Al-Jaber's remarks blew holes in a 'settled' science narrative that has been carefully curated over decades by collectivists aiming to transform global societies with a Net Zero project. A bewildered John Kerry, the U.S. presidential climate envoy, suggested the comments may need "clarification" and "maybe just came out wrong". Kerry's irritation showed clearly that Al-Jaber had undermined the fixed idea that reducing human-caused carbon dioxide will somehow stop temperature moving around in a chaotic atmosphere. Despite 50 years of trying, scientists have yet to produce conclusive proof that humans control the climate thermostat. A rival hypothesis that trace gases such as CO2 'saturate' past certain levels and lose much of their warming abilities has the advantage of offering an explanation for the absence of an obvious temperature-CO2 link over the last 600 million years.

For alarmists, Al-Jaber's linking of his remarks with the 1.5°C limit was very unfortunate. The idea that humans need to cap a rise in global temperature to 1.5°C is an invented number designed to invoke panic and concentrate the political mind. The setting of an arbitrary target is credited to IPCC lead author and former climate adviser to Angela Merkel, Hans Joachim Schellnhuber. At first he set the limit at 2°C, and in 2010 he was asked by Der Speigel why he had imposed the "magical limit" to which all countries must adhere. In reply, Schellnhuber said: "Politicians like to have clear targets and a simple number is easier to handle." The ploy was so successful that it was ratcheted down to a scarier 1.5°C to persuade politicians to sign the Paris climate agreement in 2015.

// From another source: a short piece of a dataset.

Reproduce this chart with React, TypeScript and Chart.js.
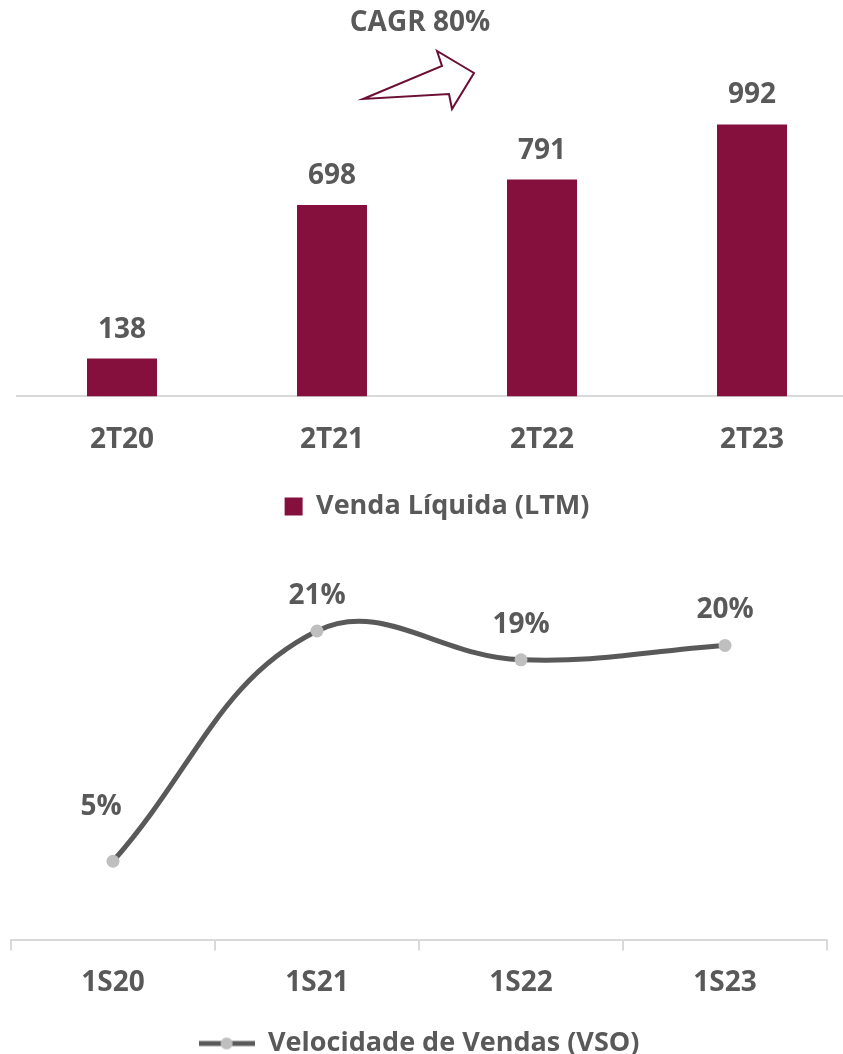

Again, none of this is based on science. The rise of 1.1°C since the lifting of the Little Ice Age is tiny in climatic terms and to be expected after hundreds of years of slowly declining temperatures. In the cyclical historical record of the last few thousand years, temperatures were similar in Medieval and Roman times, while observational evidence from the mid Holocene suggests large rises of around 3-4°C

Rowlatt's copy is of interest since it hints at the dawning realisation that a world without the power provided by hydrocarbons is impossible to achieve. He quotes the new head of the Intergovernmental Panel on Climate Change, Professor Jim Skea who explains that stopping the temperature rise will mean getting rid of unabated coal completely. But, in Skea's view, the world of Net Zero will still need 40% and 55% of its current oil and gas supplies respectively. Rowlatt picks up on the word 'abated', noting that the technology to do that "does not exist at anywhere near the scale needed". This is the guiding "science" that Al-Jaber is talking about, concludes Rowlatt, at a time when the Gulf States sell huge quantities of oil and gas to power-starved Western countries leading the way to Net Zero.

For some inexplicable reason, Rowlatt fails to channel similar understanding when campaigning to ban fossil fuel exploration in the U.K. And to think of all the jobs and wealth that might have been created if frackers had got on with fracking, while an understanding press praised their scientific credentials and were happy to waffle on about unworkable abatement technologies.